Few would argue that the sub-Sahara doesn't need all the big projects it can get. But with the exception perhaps of South Africa, the region is so desperate and defeated, and the forces of globalization so severe, that China undoubtedly has the upper hand in its deals. During a stopover in Johannesburg, I met with George Nicholls, who runs Pasco Risk, the largest Africa-exclusive corporate intelligence agency. Nicholls says he has studied 30 Chinese deals in Africa over the past two years, hopping from country to country, looking for a pattern. "The question is, What is the Chinese endgame in Africa?" he says over our traditional dinner of steak and boerewors (farmer's sausage) at Nelson Mandela Square. "My guess is they are trying to opt out of the international system for commodity prices. They are saying, 'Instead of the Western way, we'll go direct to the source and get it cheaper and more easily.' Western companies fight to own 20-year concessions. But it is irrelevant to the Chinese who owns the concessions -- they want the commodity, the offtake, and will do whatever they can to get it."

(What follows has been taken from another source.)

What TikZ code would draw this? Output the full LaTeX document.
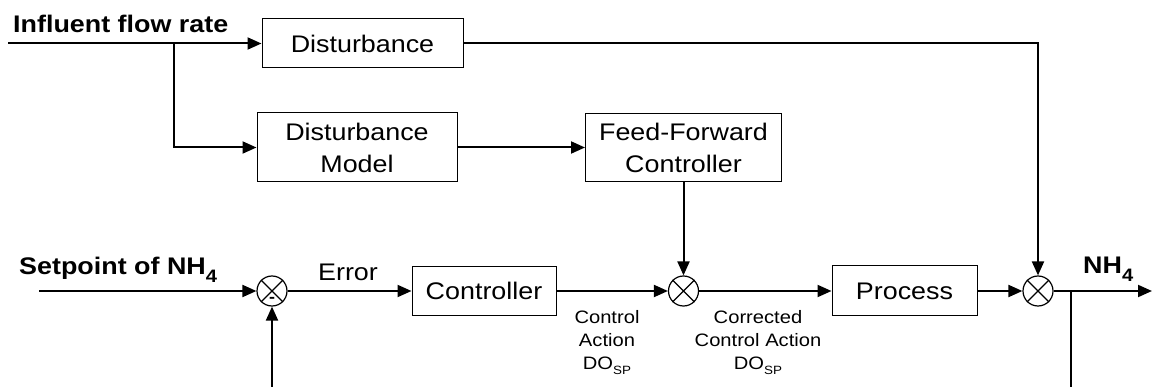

"Chinese corporations and crime syndicates have been accused of bribery, smuggling, counterfeiting, corruption, and dumping," Nicholls says. "By the time the Americans come to the party, the Chinese will have taken it. That's the risk the West runs." Nicholls knows his "clients want to outsmart the Chinese," but the Chinese are "opaque, they go everywhere, they operate outside the international system. And they are thinking 50 to 100 years out." As to where China's role in Africa will lead, Nicholls suspects it is "analogous to the colonial drive for assets and territory. Chinese policies may ultimately do nothing to develop Africa in anything other than the short term."
Recent Comments | 26 Total
May 25, 2008 at 4:59am by Frank Lowe
China buy from everyone, not only from Africa. Australian have been busy digging up what have you all over their continent to sell to china. Similarly American and Canadian gurard their export of agricultural and farm products zealously. They even secretly financed research to smear their competitors from the third world to get ahead.

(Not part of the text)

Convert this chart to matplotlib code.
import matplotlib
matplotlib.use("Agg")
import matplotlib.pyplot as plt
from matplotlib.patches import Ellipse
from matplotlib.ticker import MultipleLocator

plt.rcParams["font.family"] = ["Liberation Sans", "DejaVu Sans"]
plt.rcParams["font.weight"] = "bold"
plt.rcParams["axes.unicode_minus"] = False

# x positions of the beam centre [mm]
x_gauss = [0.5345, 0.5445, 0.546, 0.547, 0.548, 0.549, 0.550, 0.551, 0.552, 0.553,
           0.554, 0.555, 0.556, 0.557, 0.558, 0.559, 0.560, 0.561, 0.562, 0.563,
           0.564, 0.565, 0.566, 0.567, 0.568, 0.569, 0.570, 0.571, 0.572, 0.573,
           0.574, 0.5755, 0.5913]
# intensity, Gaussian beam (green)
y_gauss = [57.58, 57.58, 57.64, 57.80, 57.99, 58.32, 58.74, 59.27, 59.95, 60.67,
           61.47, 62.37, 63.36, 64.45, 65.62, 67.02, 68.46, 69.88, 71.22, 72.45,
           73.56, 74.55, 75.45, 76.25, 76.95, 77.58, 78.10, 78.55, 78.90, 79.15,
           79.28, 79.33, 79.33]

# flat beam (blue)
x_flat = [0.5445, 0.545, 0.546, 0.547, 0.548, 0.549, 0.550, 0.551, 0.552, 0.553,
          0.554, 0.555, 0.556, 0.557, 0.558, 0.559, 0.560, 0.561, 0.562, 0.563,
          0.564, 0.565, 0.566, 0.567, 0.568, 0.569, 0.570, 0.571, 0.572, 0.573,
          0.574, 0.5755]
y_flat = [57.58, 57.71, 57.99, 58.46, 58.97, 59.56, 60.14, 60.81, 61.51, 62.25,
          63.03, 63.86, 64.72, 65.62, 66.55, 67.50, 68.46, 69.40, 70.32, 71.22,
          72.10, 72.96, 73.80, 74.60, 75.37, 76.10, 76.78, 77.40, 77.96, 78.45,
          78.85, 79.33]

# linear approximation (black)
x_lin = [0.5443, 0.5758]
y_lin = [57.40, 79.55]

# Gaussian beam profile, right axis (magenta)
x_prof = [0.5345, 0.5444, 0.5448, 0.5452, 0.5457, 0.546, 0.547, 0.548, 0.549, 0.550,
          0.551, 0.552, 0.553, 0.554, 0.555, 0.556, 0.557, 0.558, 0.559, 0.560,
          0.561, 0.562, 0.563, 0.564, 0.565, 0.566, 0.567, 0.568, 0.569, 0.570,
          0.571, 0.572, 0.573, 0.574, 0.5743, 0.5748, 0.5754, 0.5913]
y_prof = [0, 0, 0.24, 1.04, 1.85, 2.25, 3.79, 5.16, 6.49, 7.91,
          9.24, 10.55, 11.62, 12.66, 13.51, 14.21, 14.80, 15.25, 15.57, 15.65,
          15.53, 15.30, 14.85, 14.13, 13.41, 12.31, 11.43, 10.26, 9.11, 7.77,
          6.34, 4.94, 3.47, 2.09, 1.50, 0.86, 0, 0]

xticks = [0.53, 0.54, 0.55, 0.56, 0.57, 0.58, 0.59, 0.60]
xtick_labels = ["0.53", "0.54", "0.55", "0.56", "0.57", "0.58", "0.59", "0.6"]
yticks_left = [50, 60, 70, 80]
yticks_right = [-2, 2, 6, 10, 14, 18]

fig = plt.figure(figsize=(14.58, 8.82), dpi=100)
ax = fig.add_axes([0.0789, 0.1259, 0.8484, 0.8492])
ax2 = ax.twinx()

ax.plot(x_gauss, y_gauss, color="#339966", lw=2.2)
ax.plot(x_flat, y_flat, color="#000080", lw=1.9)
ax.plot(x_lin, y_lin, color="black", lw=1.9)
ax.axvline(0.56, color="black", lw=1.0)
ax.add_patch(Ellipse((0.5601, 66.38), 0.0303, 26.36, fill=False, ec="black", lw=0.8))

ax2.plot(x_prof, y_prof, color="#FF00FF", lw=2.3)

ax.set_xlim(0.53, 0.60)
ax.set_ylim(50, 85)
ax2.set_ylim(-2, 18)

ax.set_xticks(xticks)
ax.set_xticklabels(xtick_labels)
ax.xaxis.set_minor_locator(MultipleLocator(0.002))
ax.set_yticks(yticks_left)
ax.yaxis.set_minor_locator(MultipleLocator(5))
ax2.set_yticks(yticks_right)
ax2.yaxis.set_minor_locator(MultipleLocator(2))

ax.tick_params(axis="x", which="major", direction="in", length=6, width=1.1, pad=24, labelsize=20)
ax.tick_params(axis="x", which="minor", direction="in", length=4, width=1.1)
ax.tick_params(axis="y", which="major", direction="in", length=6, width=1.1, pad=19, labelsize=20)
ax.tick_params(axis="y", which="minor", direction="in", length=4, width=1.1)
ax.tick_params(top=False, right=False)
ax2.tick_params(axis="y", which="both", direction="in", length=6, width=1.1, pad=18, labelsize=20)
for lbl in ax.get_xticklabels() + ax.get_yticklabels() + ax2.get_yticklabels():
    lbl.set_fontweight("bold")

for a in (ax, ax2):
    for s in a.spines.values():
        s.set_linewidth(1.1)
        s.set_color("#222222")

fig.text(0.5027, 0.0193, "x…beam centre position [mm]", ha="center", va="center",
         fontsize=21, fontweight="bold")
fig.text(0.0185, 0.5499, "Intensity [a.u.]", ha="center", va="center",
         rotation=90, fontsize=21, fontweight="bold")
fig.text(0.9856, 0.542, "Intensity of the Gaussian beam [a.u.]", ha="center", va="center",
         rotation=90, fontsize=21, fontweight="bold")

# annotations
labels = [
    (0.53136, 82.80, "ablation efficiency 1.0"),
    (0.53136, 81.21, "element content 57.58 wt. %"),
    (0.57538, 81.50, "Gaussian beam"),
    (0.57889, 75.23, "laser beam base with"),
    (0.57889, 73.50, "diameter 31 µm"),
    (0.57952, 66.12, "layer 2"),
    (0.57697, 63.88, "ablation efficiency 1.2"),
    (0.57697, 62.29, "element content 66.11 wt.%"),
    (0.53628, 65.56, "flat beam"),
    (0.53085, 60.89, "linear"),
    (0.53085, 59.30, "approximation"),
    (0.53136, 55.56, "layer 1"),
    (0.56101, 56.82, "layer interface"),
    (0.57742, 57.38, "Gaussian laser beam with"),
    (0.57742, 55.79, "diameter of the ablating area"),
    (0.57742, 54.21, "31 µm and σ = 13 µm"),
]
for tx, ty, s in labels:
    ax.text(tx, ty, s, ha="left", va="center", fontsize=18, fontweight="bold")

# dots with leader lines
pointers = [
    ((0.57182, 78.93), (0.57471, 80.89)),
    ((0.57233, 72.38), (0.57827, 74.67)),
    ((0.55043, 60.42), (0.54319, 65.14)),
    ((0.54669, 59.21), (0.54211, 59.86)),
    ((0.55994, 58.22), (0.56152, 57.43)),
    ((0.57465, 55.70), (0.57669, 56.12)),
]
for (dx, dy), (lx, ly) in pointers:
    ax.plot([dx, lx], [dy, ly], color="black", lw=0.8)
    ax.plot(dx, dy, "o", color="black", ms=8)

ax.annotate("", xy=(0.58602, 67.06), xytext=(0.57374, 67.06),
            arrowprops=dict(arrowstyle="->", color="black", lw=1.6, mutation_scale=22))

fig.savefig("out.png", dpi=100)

The real problem in Africa is the meddling of westerners who don't allow the African to learn their lesson one step at a time. while the west took two hundred years to move from savagery and slavery to segregation/apartheid to equal right, they expect the african to change overnight.
The solution in Africa is stop meddling the politic there, stop export of weapons, no smeaky support of agents provocateur. Let them decide where they want to go, anyhow its their continent.
June 3, 2008 at 4:04pm by James Belle
I fear for africa, just as it struggles to recover from the exploitations of colonialism here comes the Chinese to deliver some more exploitation.
June 3, 2008 at 4:54pm by Christopher Scherer
Africa is in a very difficult spot. The need for money, jobs and some sense of security far out ways the fear of losing their natural resources. Hopefully, articles like this can shine a spotlight on the region and call more attention to what is happening there before it is too late. Maybe the will of the UN, the African Union or the Southern African Development Community, all of which Mozambique is a part of, could stem the tide of what appears to be a lopsided trading agreement.
June 4, 2008 at 2:37am by Long Pan
I was a Fast Company subscriber for a year and stopped doing that because of the poor quality of the articles. This one is no exception. There is no solid facts. Simply just a collection of highly biased second hand materials, which have no relation to his personal experience in Africa whatsoever. I don't even bother to comment on his amateur writing.
Fast Company editors, if your goal is to provide trash, congratulations, you are getting there!
June 9, 2008 at 10:28pm by sanch indigo
China Supplies America's demands. America's appetite for inexpensive poor quality products transformed China as the New Colonial Power in Africa. The Chinese are doing exactly what the europeans did, rape africa of her natural resources to develop there our country. Its a cycle the chinese didn't start it , they are just beating the Europeans at their our game. Lets all be socially responsible consumers and investors ,that will solve the problem. Americans cant afford to boycott chinese products, Gas price is out of control, Cheap Chinese goods is all we have left. We cant afford to buy products made in america , thanks to Nixon and Bush. The Flag on White House is made in China , not America. So the cycle will continue until africa saves herself or its natural resources go dry and when that happens there's Mars waiting to be exploited
June 19, 2008 at 4:42pm by Darrick Smith
Long Pan, you shouldn't be commenting on anyone's "amateur writing", given the multiple errors in your post.
September 4, 2008 at 12:58pm by Patrick Keller
Africans are so stupid. Can't they see that history is repeating itself. The same thing that happen during the The Renaissance and the Commercial Revolution of Europe in the 15th-18th centuries is happening again. It is just a repeat of the transatlantic slave trade. Human flesh then was a great resource that outsiders such as Europe and the Middle East were taking advantage of to grow their wealth and power. Now China is taking the rest of what is left of Africa. Africa continues to settle for sin(corruption, greed and violence) as it did before by selling their own people to the Europeans. They need to acquire wisdom, understanding and knowledge unless they perish.
June 5, 2009 at 1:46pm by M Claxton
I have noticed a lot of shrill China bashing in the western press these days. It seems to make western European based people's uptight to see non European descended people getting together , working out deals and approaching their level of development. I remain highly skeptical and suspicious at the emotional manipulation that is implied in these articles. To equate China in Africa and the Chinese with the Euro Americans is really ridiculous. When did China commit a Holocaust like the middle passage? No European descended person can point a finger, and after all of the years of Africa's suffering from this group what does it have to show for it? China is bring some of its money to set Africa up and plug it into the world development chain. That is a good thing.